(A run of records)

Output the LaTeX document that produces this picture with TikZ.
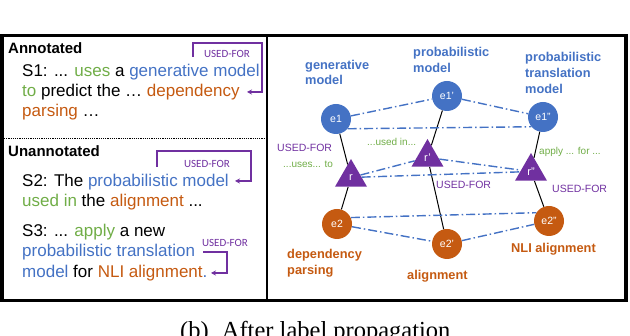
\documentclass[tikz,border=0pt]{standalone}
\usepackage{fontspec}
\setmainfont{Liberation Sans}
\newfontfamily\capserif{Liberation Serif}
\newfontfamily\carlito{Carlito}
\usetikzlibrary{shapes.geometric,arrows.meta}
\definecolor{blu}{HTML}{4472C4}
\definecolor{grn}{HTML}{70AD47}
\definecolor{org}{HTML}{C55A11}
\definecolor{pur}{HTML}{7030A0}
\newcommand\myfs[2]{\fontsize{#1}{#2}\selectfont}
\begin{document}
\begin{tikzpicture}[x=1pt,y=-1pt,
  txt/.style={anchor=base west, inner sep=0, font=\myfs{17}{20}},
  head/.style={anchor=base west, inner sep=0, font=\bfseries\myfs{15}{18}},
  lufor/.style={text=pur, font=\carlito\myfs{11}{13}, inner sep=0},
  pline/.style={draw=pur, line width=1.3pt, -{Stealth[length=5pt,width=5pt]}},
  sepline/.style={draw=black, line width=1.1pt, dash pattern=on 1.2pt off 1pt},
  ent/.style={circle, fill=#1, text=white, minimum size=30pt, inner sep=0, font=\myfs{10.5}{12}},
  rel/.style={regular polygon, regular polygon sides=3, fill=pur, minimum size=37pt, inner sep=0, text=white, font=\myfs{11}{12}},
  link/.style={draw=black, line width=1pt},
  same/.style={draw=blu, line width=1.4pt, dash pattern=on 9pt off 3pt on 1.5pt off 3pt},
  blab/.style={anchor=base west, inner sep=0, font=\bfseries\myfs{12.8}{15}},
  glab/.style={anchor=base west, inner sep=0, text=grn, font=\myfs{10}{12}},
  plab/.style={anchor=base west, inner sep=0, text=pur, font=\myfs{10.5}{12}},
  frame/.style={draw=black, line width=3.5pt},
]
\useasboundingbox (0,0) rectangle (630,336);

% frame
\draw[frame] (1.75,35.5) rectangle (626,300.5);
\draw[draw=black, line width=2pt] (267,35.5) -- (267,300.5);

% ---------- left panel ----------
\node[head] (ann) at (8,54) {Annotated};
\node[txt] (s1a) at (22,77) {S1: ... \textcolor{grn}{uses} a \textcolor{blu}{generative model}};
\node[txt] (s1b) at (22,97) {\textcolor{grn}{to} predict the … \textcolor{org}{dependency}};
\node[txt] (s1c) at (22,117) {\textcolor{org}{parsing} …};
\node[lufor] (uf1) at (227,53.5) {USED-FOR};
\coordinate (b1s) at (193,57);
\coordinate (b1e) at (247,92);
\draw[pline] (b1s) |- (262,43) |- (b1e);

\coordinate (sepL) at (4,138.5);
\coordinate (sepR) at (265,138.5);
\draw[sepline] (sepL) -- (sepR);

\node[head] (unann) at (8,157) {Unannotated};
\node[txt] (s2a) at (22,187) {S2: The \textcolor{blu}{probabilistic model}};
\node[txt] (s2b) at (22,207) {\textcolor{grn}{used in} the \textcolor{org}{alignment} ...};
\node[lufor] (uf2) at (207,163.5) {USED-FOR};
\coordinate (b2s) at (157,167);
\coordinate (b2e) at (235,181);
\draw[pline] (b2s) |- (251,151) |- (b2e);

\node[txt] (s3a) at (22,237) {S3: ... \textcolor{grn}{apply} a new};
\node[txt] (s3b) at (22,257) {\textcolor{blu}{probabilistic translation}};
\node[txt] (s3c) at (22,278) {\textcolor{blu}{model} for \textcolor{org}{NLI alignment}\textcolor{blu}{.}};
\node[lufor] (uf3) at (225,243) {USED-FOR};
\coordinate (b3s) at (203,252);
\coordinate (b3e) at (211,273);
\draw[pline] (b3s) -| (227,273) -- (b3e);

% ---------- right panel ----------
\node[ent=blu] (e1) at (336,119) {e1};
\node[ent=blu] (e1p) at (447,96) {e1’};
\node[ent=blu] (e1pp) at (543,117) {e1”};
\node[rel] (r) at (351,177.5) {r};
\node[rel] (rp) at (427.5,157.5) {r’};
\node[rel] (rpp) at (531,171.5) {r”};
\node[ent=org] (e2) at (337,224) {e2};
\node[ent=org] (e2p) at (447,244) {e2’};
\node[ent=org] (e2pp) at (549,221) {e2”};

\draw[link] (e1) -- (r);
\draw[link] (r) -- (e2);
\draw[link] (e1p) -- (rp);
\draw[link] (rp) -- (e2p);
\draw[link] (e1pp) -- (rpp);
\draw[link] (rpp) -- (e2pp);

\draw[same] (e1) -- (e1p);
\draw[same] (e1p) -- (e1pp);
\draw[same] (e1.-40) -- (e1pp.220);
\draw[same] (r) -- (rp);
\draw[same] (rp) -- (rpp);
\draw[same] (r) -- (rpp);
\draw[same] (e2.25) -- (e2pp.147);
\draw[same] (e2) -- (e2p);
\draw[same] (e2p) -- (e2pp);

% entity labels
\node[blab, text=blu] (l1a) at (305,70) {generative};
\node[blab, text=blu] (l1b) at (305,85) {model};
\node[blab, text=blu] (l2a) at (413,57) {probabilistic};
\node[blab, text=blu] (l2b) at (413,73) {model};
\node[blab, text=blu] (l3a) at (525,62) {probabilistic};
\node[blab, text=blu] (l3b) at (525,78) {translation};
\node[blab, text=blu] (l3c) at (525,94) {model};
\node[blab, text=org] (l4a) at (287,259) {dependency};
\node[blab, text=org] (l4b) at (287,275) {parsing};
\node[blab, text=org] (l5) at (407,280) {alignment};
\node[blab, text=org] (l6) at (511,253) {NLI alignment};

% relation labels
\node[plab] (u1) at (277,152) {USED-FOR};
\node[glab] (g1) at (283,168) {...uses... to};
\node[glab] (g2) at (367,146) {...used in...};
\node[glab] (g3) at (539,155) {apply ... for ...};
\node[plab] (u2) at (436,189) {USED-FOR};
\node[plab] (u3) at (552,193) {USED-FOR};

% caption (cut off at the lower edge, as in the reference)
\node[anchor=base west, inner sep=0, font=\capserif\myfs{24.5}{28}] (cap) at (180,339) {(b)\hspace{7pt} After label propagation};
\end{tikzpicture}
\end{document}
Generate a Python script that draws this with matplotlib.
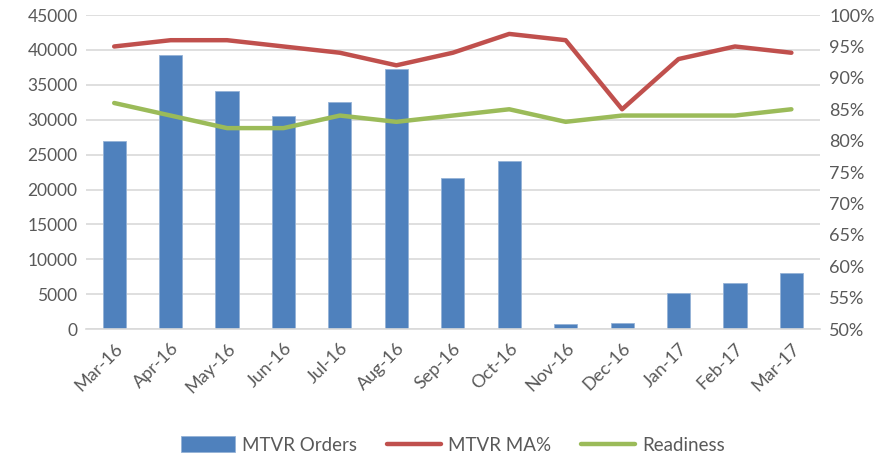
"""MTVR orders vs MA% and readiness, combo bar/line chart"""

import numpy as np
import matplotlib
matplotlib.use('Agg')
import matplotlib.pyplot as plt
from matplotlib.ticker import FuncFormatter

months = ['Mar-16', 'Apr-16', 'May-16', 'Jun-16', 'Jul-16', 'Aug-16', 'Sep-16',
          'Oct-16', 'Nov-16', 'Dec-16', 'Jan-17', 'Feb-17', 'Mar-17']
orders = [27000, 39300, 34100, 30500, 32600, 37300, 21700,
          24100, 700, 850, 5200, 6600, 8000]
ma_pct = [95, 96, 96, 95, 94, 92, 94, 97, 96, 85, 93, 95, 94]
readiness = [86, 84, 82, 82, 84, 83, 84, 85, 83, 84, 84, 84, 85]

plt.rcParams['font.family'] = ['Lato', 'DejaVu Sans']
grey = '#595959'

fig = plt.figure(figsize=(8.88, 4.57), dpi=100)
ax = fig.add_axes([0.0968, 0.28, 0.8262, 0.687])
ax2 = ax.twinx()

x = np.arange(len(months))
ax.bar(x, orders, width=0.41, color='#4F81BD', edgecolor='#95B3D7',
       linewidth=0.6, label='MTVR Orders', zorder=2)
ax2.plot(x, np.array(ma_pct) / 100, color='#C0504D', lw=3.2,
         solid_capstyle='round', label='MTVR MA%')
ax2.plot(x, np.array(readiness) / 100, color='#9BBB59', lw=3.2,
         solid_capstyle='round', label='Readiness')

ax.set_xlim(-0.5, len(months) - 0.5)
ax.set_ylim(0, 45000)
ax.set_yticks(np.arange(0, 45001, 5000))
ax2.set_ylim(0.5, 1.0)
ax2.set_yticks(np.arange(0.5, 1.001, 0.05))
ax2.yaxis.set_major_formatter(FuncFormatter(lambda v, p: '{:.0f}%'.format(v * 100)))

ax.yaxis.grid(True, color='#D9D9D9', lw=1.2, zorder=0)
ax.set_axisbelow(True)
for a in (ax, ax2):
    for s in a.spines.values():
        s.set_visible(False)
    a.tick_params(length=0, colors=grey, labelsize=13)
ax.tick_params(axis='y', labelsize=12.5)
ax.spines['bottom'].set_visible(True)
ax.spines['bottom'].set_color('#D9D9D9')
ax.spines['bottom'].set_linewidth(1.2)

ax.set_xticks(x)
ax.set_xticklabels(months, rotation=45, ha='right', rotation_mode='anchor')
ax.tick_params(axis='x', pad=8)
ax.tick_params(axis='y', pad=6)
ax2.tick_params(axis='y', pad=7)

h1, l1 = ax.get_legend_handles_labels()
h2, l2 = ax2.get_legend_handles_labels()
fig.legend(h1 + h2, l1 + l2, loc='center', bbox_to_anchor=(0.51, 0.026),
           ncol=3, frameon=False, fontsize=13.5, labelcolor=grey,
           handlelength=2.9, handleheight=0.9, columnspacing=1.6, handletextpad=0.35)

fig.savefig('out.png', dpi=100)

To do: Pick out all lines containing the string "this".

Response below:
Output the LaTeX document that produces this picture with TikZ.
Generate a Python script that draws this with matplotlib.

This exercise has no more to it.